[Brief]
Copy all of the material word for word, except for the pictures.

[Collected data]
━━━━━━
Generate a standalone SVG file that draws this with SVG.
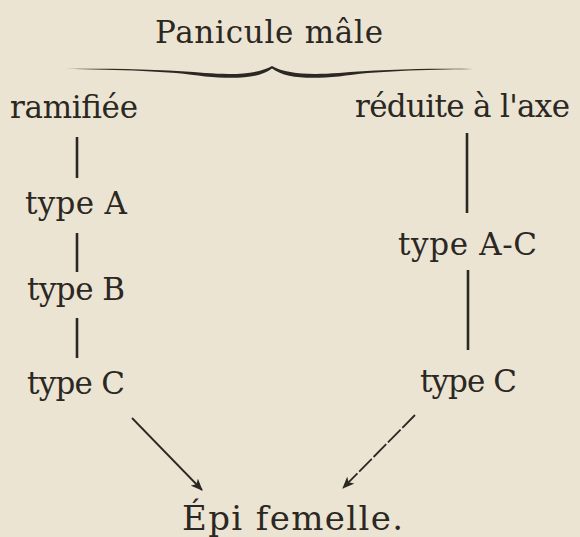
<svg xmlns="http://www.w3.org/2000/svg" width="580" height="537" viewBox="0 0 580 537">
  <defs>
    <style>
      .t { font-family: "DejaVu Serif", "Liberation Serif", serif; font-size: 31px; fill: #2b2824; }
      .big { font-size: 34px; }
      .ln { stroke: #2b2824; stroke-width: 2.6; fill: none; stroke-linecap: butt; }
      .ar { stroke: #2b2824; stroke-width: 1.8; fill: none; marker-end: url(#ah); }
    </style>
    <marker id="ah" viewBox="0 0 12 10" refX="11" refY="5" markerWidth="12" markerHeight="10" markerUnits="userSpaceOnUse" orient="auto">
      <path d="M0,0 L12,5 L0,10 L3,5 Z" fill="#2b2824"/>
    </marker>
  </defs>
  <rect width="580" height="537" fill="#ece4d2"/>

  <g id="title">
    <text class="t" x="155" y="43" textLength="228">Panicule mâle</text>
  </g>
  <g id="brace">
    <path d="M65,69 C120,68 170,70 205,73 C235,75 258,74 272,66 C286,74 309,75 339,73 C374,70 424,68 473,69 C424,69.8 374,71 339,76.5 C309,79 285,78.5 272,68.5 C259,78.5 235,79 205,76.5 C170,71 120,69.8 65,69 Z" fill="#2b2824"/>
  </g>
  <g id="ramifiee">
    <text class="t" x="10" y="118" textLength="128">ramifiée</text>
  </g>
  <g id="reduite">
    <text class="t" x="355" y="117" textLength="215">réduite à l'axe</text>
  </g>
  <g id="typeA">
    <text class="t" x="25" y="214" textLength="102">type A</text>
  </g>
  <g id="typeB">
    <text class="t" x="27" y="300" textLength="98">type B</text>
  </g>
  <g id="typeC-left">
    <text class="t" x="27" y="394" textLength="98">type C</text>
  </g>
  <g id="typeAC">
    <text class="t" x="398" y="255" textLength="139">type A-C</text>
  </g>
  <g id="typeC-right">
    <text class="t" x="420" y="392" textLength="97">type C</text>
  </g>
  <g id="epi">
    <text class="t big" x="182" y="530" textLength="221">Épi femelle.</text>
  </g>

  <g id="connectors">
    <line class="ln" x1="77" y1="137" x2="77" y2="178"/>
    <line class="ln" x1="77" y1="233" x2="77" y2="272"/>
    <line class="ln" x1="77" y1="318" x2="77" y2="358"/>
    <line class="ln" x1="467" y1="133" x2="467" y2="213"/>
    <line class="ln" x1="468" y1="270" x2="468" y2="350"/>
    <line class="ar" x1="132" y1="418" x2="202" y2="490"/>
    <line class="ar" x1="415" y1="415" x2="343" y2="488" stroke-dasharray="18 2.5"/>
  </g>
</svg>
━━━━━━
[Full output]
Generate a standalone SVG file that draws this with SVG.
<svg xmlns="http://www.w3.org/2000/svg" width="580" height="537" viewBox="0 0 580 537">
  <defs>
    <style>
      .t { font-family: "DejaVu Serif", "Liberation Serif", serif; font-size: 31px; fill: #2b2824; }
      .big { font-size: 34px; }
      .ln { stroke: #2b2824; stroke-width: 2.6; fill: none; stroke-linecap: butt; }
      .ar { stroke: #2b2824; stroke-width: 1.8; fill: none; marker-end: url(#ah); }
    </style>
    <marker id="ah" viewBox="0 0 12 10" refX="11" refY="5" markerWidth="12" markerHeight="10" markerUnits="userSpaceOnUse" orient="auto">
      <path d="M0,0 L12,5 L0,10 L3,5 Z" fill="#2b2824"/>
    </marker>
  </defs>
  <rect width="580" height="537" fill="#ece4d2"/>

  <g id="title">
    <text class="t" x="155" y="43" textLength="228">Panicule mâle</text>
  </g>
  <g id="brace">
    <path d="M65,69 C120,68 170,70 205,73 C235,75 258,74 272,66 C286,74 309,75 339,73 C374,70 424,68 473,69 C424,69.8 374,71 339,76.5 C309,79 285,78.5 272,68.5 C259,78.5 235,79 205,76.5 C170,71 120,69.8 65,69 Z" fill="#2b2824"/>
  </g>
  <g id="ramifiee">
    <text class="t" x="10" y="118" textLength="128">ramifiée</text>
  </g>
  <g id="reduite">
    <text class="t" x="355" y="117" textLength="215">réduite à l'axe</text>
  </g>
  <g id="typeA">
    <text class="t" x="25" y="214" textLength="102">type A</text>
  </g>
  <g id="typeB">
    <text class="t" x="27" y="300" textLength="98">type B</text>
  </g>
  <g id="typeC-left">
    <text class="t" x="27" y="394" textLength="98">type C</text>
  </g>
  <g id="typeAC">
    <text class="t" x="398" y="255" textLength="139">type A-C</text>
  </g>
  <g id="typeC-right">
    <text class="t" x="420" y="392" textLength="97">type C</text>
  </g>
  <g id="epi">
    <text class="t big" x="182" y="530" textLength="221">Épi femelle.</text>
  </g>

  <g id="connectors">
    <line class="ln" x1="77" y1="137" x2="77" y2="178"/>
    <line class="ln" x1="77" y1="233" x2="77" y2="272"/>
    <line class="ln" x1="77" y1="318" x2="77" y2="358"/>
    <line class="ln" x1="467" y1="133" x2="467" y2="213"/>
    <line class="ln" x1="468" y1="270" x2="468" y2="350"/>
    <line class="ar" x1="132" y1="418" x2="202" y2="490"/>
    <line class="ar" x1="415" y1="415" x2="343" y2="488" stroke-dasharray="18 2.5"/>
  </g>
</svg>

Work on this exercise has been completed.